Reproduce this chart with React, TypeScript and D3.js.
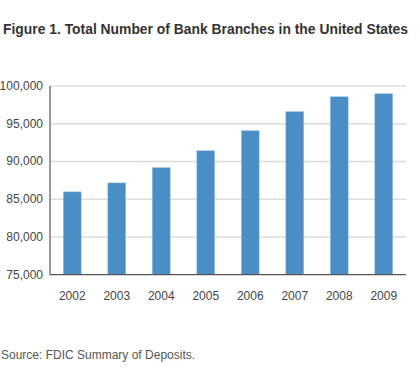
import React from "react";
import * as d3 from "d3";

const years = ["2002", "2003", "2004", "2005", "2006", "2007", "2008", "2009"];
const branches = [85970, 87160, 89170, 91420, 94070, 96590, 98570, 98970];
const yTicks = [75000, 80000, 85000, 90000, 95000, 100000];
const title = "Figure 1. Total Number of Bank Branches in the United States";
const source = "Source: FDIC Summary of Deposits.";

const W = 420;
const H = 371;
const left = 50;
const right = 406;
const top = 86;
const bottom = 274.7;

export default function App() {
  const x = d3.scaleBand<string>().domain(years).range([left, right]).paddingInner(0.6).paddingOuter(0.3);
  const y = d3.scaleLinear().domain([75000, 100000]).range([bottom, top]);
  const fmt = d3.format(",");
  const font = "'Liberation Sans', Arial, Helvetica, sans-serif";
  return (
    <svg width={W} height={H} style={{ position: "absolute", left: 0, top: 0, background: "#fff" }} fontFamily={font}>
      <text x={3} y={34} fontSize={14} fontWeight="bold" fill="#333" textLength={405} lengthAdjust="spacingAndGlyphs">{title}</text>
      {yTicks.slice(1).map((t) => (
        <line key={t} x1={left} x2={right} y1={y(t)} y2={y(t)} stroke="#dcdcdc" strokeWidth={1.5} />
      ))}
      {years.map((yr, i) => (
        <rect key={yr} x={x(yr)} y={y(branches[i])} width={x.bandwidth()} height={bottom - y(branches[i])} fill="#4a8ec6" stroke="#8fbbe0" strokeWidth={0.5} />
      ))}
      <line x1={left} x2={left} y1={top} y2={bottom} stroke="#555" strokeWidth={1.2} />
      <line x1={left} x2={right} y1={bottom} y2={bottom} stroke="#555" strokeWidth={1.2} />
      {yTicks.map((t) => (
        <text key={t} x={43} y={y(t) + 4} fontSize={12} textAnchor="end" fill="#444">{fmt(t)}</text>
      ))}
      {years.map((yr) => (
        <text key={yr} x={(x(yr) as number) + x.bandwidth() / 2} y={300} fontSize={12} textAnchor="middle" fill="#444">{yr}</text>
      ))}
      <text x={1} y={359} fontSize={12} fill="#555">{source}</text>
    </svg>
  );
}
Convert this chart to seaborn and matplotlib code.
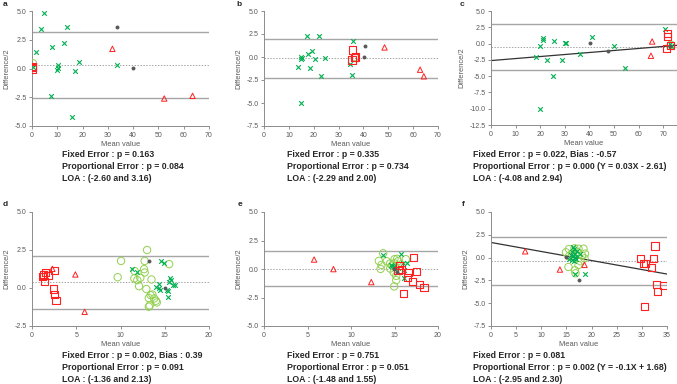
import matplotlib
matplotlib.use('Agg')
import matplotlib.pyplot as plt
import seaborn as sns

# ---- data (mean value, difference/2) ----
# a
A_CROSS_X = [4.9, 3.6, 13.7, 1.5, 7.8, 12.7, 10.3, 10.1, 10.0, 16.9, 18.6, 33.7, 7.5, 15.8, 0.2]
A_CROSS_Y = [4.86, 3.41, 3.62, 1.46, 1.86, 2.20, 0.33, 0.04, -0.16, -0.19, 0.59, 0.33, -2.41, -4.22, 0.10]
A_TRI_X = [31.8, 52.3, 63.5]
A_TRI_Y = [1.71, -2.61, -2.38]
A_SQ_X = [0.1, 0.1, 0.2]
A_SQ_Y = [0.20, -0.05, 0.10]
A_CIRC_X = [0.4]
A_CIRC_Y = [0.45]
A_DOT_X = [33.6, 40.1]
A_DOT_Y = [3.62, 0.01]

# b
B_CROSS_X = [17.1, 22.2, 35.8, 19.5, 17.6, 15.0, 15.1, 15.0, 20.6, 24.7, 13.8, 18.6, 23.0, 35.4, 34.6, 15.0]
B_CROSS_Y = [2.29, 2.26, 1.79, 0.68, 0.35, -0.04, -0.15, -0.26, -0.19, -0.08, -1.05, -1.16, -2.03, -2.00, -0.77, -4.96]
B_TRI_X = [48.5, 62.8, 64.3]
B_TRI_Y = [1.04, -1.38, -2.10]
B_SQ_X = [35.7, 35.4, 36.5, 36.8]
B_SQ_Y = [0.75, -0.33, -0.04, 0.0]
B_CIRC_X = [36.6]
B_CIRC_Y = [-0.02]
B_DOT_X = [40.5, 40.1]
B_DOT_Y = [1.21, 0.03]

# c
C_CROSS_X = [21.2, 21.0, 25.6, 30.3, 30.2, 19.8, 41.2, 49.8, 18.2, 22.7, 29.0, 36.0, 25.1, 19.9, 54.5, 70.7, 73.0, 72.8]
C_CROSS_Y = [0.88, 0.62, 0.42, 0.16, 0.06, -0.39, 1.08, -0.39, -2.02, -2.48, -2.58, -1.67, -4.98, -9.98, -3.80, 2.19, -0.30, -0.10]
C_TRI_X = [65.5, 65.0]
C_TRI_Y = [0.32, -1.87]
C_SQ_X = [71.8, 71.6, 71.4, 73.0]
C_SQ_Y = [1.54, 1.13, -0.75, -0.24]
C_CIRC_X = [73.1]
C_CIRC_Y = [-0.20]
C_DOT_X = [40.3, 47.5, 72.6]
C_DOT_Y = [0.06, -1.16, -0.30]

# d
D_CROSS_X = [11.26, 11.9, 14.6, 14.95, 14.3, 13.96, 14.3, 14.5, 15.2, 15.36, 15.67, 15.63, 15.5, 15.9, 16.2, 15.4]
D_CROSS_Y = [1.26, 1.06, 1.76, 1.63, 0.28, 0.06, -0.03, -0.12, -0.10, -0.18, 0.54, 0.69, 0.38, 0.19, 0.19, -0.60]
D_TRI_X = [2.3, 4.9, 5.95]
D_TRI_Y = [1.26, 0.89, -1.57]
D_SQ_X = [1.21, 1.32, 1.51, 1.81, 1.43, 2.56, 2.41, 2.56, 2.71]
D_SQ_Y = [0.74, 0.85, 1.03, 0.81, 0.42, 1.16, -0.07, -0.42, -0.81]
D_CIRC_X = [13.0, 10.06, 12.73, 15.5, 9.68, 12.66, 12.73, 11.6, 11.56, 11.9, 12.1, 12.24, 12.92,
            13.5, 13.4, 13.6, 13.8, 14.0, 14.1, 13.2, 13.3, 13.2]
D_CIRC_Y = [2.50, 1.78, 1.78, 1.57, 0.71, 1.24, 1.02, 1.11, 0.63, 0.52, 0.12, 0.67, -0.07,
            0.56, -0.47, -0.43, -0.69, -0.84, -0.95, -0.66, -1.15, -1.23]
D_DOT_X = [13.2, 15.0]
D_DOT_Y = [1.78, 0.01]

# e
E_CROSS_X = [13.7, 15.7, 14.6, 14.7, 16.0, 16.4, 16.07, 16.1, 15.4, 14.9]
E_CROSS_Y = [1.21, 1.33, 0.36, 0.22, 0.54, 0.51, -0.83, -0.10, 0.13, 0.30]
E_TRI_X = [5.76, 7.98, 12.33]
E_TRI_Y = [0.83, -0.01, -1.15]
E_SQ_X = [17.2, 15.57, 17.5, 16.56, 16.45, 17.06, 17.9, 18.4, 16.0, 15.4, 15.8]
E_SQ_Y = [1.03, 0.34, -0.25, -0.31, -0.74, -1.09, -1.33, -1.59, -2.17, -0.10, -0.05]
E_CIRC_X = [13.7, 13.2, 13.5, 14.1, 13.4, 14.5, 15.0, 15.3, 15.4, 14.96, 15.1, 15.2, 15.2,
            14.96, 14.9, 14.5, 16.3, 14.7]
E_CIRC_Y = [1.38, 0.71, 0.36, 0.68, 0.01, 0.48, 0.86, 0.89, 0.68, 0.51, 0.19, -0.60, -0.98,
            -1.53, -0.30, 0.04, 0.86, 0.30]
E_DOT_X = [15.3, 14.9]
E_DOT_Y = [-0.22, 0.0]

# f
F_CROSS_X = [16.3, 16.57, 16.2, 16.8, 15.9, 16.8, 17.0, 16.1, 16.5, 15.6, 17.6, 17.2, 16.4, 16.7, 16.8, 18.6]
F_CROSS_Y = [1.14, 0.95, 0.66, 0.41, 0.26, 0.08, -0.14, -0.21, -0.36, -0.14, 0.34, 0.74, 0.23, -0.07, -1.75, -1.85]
F_TRI_X = [6.8, 13.7, 18.6]
F_TRI_Y = [0.69, -1.31, -0.80]
F_SQ_X = [32.6, 29.7, 32.3, 30.3, 30.7, 31.9, 32.9, 34.3, 33.1, 30.5]
F_SQ_Y = [1.28, -0.10, -0.10, -0.61, -0.65, -1.06, -2.99, -3.06, -3.72, -5.32]
F_CIRC_X = [14.9, 15.5, 16.6, 17.4, 18.4, 18.7, 18.6, 17.8, 17.4, 16.7, 15.4, 16.8, 16.1, 17.3, 15.5, 18.1]
F_CIRC_Y = [0.58, 0.94, 1.02, 0.98, 0.98, 0.43, -0.08, -0.41, -0.81, -1.39, -1.03, -1.72, 0.44, 0.59, 0.15, 0.23]
F_DOT_X = [15.0, 17.5]
F_DOT_Y = [0.03, -2.49]

# limits of agreement (lower, upper) and regression fits (slope, intercept)
LOA = {'a': (-2.60, 3.16), 'b': (-2.29, 2.00), 'c': (-4.08, 2.94),
       'd': (-1.36, 2.13), 'e': (-1.48, 1.55), 'f': (-2.95, 2.30)}
FIT = {'c': (0.031, -2.61), 'f': (-0.099, 1.66)}

TEXTS = {
    'a': ['Fixed Error : p = 0.163', 'Proportional Error : p = 0.084', 'LOA : (-2.60 and 3.16)'],
    'b': ['Fixed Error : p = 0.335', 'Proportional Error : p = 0.734', 'LOA : (-2.29 and 2.00)'],
    'c': ['Fixed Error : p = 0.022, Bias : -0.57', 'Proportional Error : p = 0.000 (Y = 0.03X - 2.61)',
          'LOA : (-4.08 and 2.94)'],
    'd': ['Fixed Error : p = 0.002, Bias : 0.39', 'Proportional Error : p = 0.091', 'LOA : (-1.36 and 2.13)'],
    'e': ['Fixed Error : p = 0.751', 'Proportional Error : p = 0.051', 'LOA : (-1.48 and 1.55)'],
    'f': ['Fixed Error : p = 0.081', 'Proportional Error : p = 0.002 (Y = -0.1X + 1.68)',
          'LOA : (-2.95 and 2.30)'],
}

GREEN = '#00b050'
RED = '#ff2020'
LIGHT_GREEN = '#92d050'
GRAY = '#595959'

sns.set_style('ticks')
plt.rcParams['font.family'] = ['Liberation Sans', 'DejaVu Sans']

W, H = 677, 384
fig = plt.figure(figsize=(W / 100, H / 100), dpi=100)


def px_axes(left, top, right, bottom):
    return fig.add_axes([left / W, 1 - bottom / H, (right - left) / W, (bottom - top) / H])


# panel: (data, box in px, xlim, xticks, ylim, label pos, text pos)
panels = [
    ('a', (A_CROSS_X, A_CROSS_Y, A_TRI_X, A_TRI_Y, A_SQ_X, A_SQ_Y, A_CIRC_X, A_CIRC_Y, A_DOT_X, A_DOT_Y),
     (32, 11, 209, 126), (0, 70), range(0, 71, 10), (-5, 5), (3, 5), (62, 155)),
    ('b', (B_CROSS_X, B_CROSS_Y, B_TRI_X, B_TRI_Y, B_SQ_X, B_SQ_Y, B_CIRC_X, B_CIRC_Y, B_DOT_X, B_DOT_Y),
     (264, 11, 438, 126), (0, 70), range(0, 71, 10), (-7.5, 5), (236, 5), (287, 155)),
    ('c', (C_CROSS_X, C_CROSS_Y, C_TRI_X, C_TRI_Y, C_SQ_X, C_SQ_Y, C_CIRC_X, C_CIRC_Y, C_DOT_X, C_DOT_Y),
     (491, 11, 677, 125), (0, 75.6), range(0, 71, 10), (-12.5, 5), (460, 5), (473, 155)),
    ('d', (D_CROSS_X, D_CROSS_Y, D_TRI_X, D_TRI_Y, D_SQ_X, D_SQ_Y, D_CIRC_X, D_CIRC_Y, D_DOT_X, D_DOT_Y),
     (32, 212, 209, 326), (0, 20), range(0, 21, 5), (-2.5, 5), (3, 204), (62, 356)),
    ('e', (E_CROSS_X, E_CROSS_Y, E_TRI_X, E_TRI_Y, E_SQ_X, E_SQ_Y, E_CIRC_X, E_CIRC_Y, E_DOT_X, E_DOT_Y),
     (264, 212, 438, 326), (0, 20), range(0, 21, 5), (-5, 5), (238, 204), (287, 356)),
    ('f', (F_CROSS_X, F_CROSS_Y, F_TRI_X, F_TRI_Y, F_SQ_X, F_SQ_Y, F_CIRC_X, F_CIRC_Y, F_DOT_X, F_DOT_Y),
     (491, 212, 667, 326), (0, 35), range(0, 36, 5), (-7.5, 5), (462, 204), (473, 356)),
]

for name, d, box, xlim, xticks, ylim, lab, txt in panels:
    cx, cy, tx, ty, sx, sy, ox, oy, gx, gy = d
    ax = px_axes(*box)

    lo, hi = LOA[name]
    ax.axhline(hi, color='#a6a6a6', lw=1.0, zorder=1)
    ax.axhline(lo, color='#a6a6a6', lw=1.0, zorder=1)
    ax.axhline((lo + hi) / 2, color='#a6a6a6', lw=0.7, ls=(0, (1.5, 1.5)), zorder=1)
    if name in FIT:
        k, b0 = FIT[name]
        ax.plot([xlim[0], xlim[1]], [b0 + k * xlim[0], b0 + k * xlim[1]], color='#333333', lw=0.9, zorder=2)

    sns.scatterplot(x=ox, y=oy, ax=ax, marker='o', s=28, facecolor='none', edgecolor=LIGHT_GREEN,
                    linewidth=0.7, zorder=3)
    sns.scatterplot(x=cx, y=cy, ax=ax, marker='x', s=11, color=GREEN, linewidth=0.8, zorder=4)
    sns.scatterplot(x=tx, y=ty, ax=ax, marker='^', s=15, facecolor='none', edgecolor=RED,
                    linewidth=0.7, zorder=4)
    sns.scatterplot(x=sx, y=sy, ax=ax, marker='s', s=27, facecolor='none', edgecolor=RED,
                    linewidth=0.8, zorder=5)
    sns.scatterplot(x=gx, y=gy, ax=ax, marker='o', s=8, color=GRAY, linewidth=0, zorder=6)

    ax.set_xlim(*xlim)
    ax.set_ylim(*ylim)
    ax.set_xticks(list(xticks))
    yt = [ylim[0] + 2.5 * i for i in range(int(round((ylim[1] - ylim[0]) / 2.5)) + 1)]
    ax.set_yticks(yt)
    ax.set_yticklabels(['%.1f' % v for v in yt])
    ax.tick_params(labelsize=5.0, colors='#7f7f7f', labelcolor='#595959', length=2, width=0.6, pad=2)
    sns.despine(ax=ax)
    for sp in ('left', 'bottom'):
        ax.spines[sp].set_color('#8c8c8c')
        ax.spines[sp].set_linewidth(0.7)

    ax.set_xlabel('Mean value', fontsize=5.4, color='#595959', labelpad=1.5)
    ax.set_ylabel('Difference/2', fontsize=5.4, color='#595959', labelpad=2.5)

    fig.text(lab[0] / W, 1 - lab[1] / H, name, fontsize=6, weight='bold', va='center', ha='left')
    for i, line in enumerate(TEXTS[name]):
        fig.text(txt[0] / W, 1 - (txt[1] + 11.7 * i) / H, line, fontsize=6.35, weight='bold',
                 va='center', ha='left')

fig.savefig('out.png', dpi=100)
****************
#### WHAT YOU HAVE TO DO
For the listing above, identify each line bearing "seaborn".

#### WRITTEN ANSWER
Convert this chart to seaborn and matplotlib code.
import seaborn as sns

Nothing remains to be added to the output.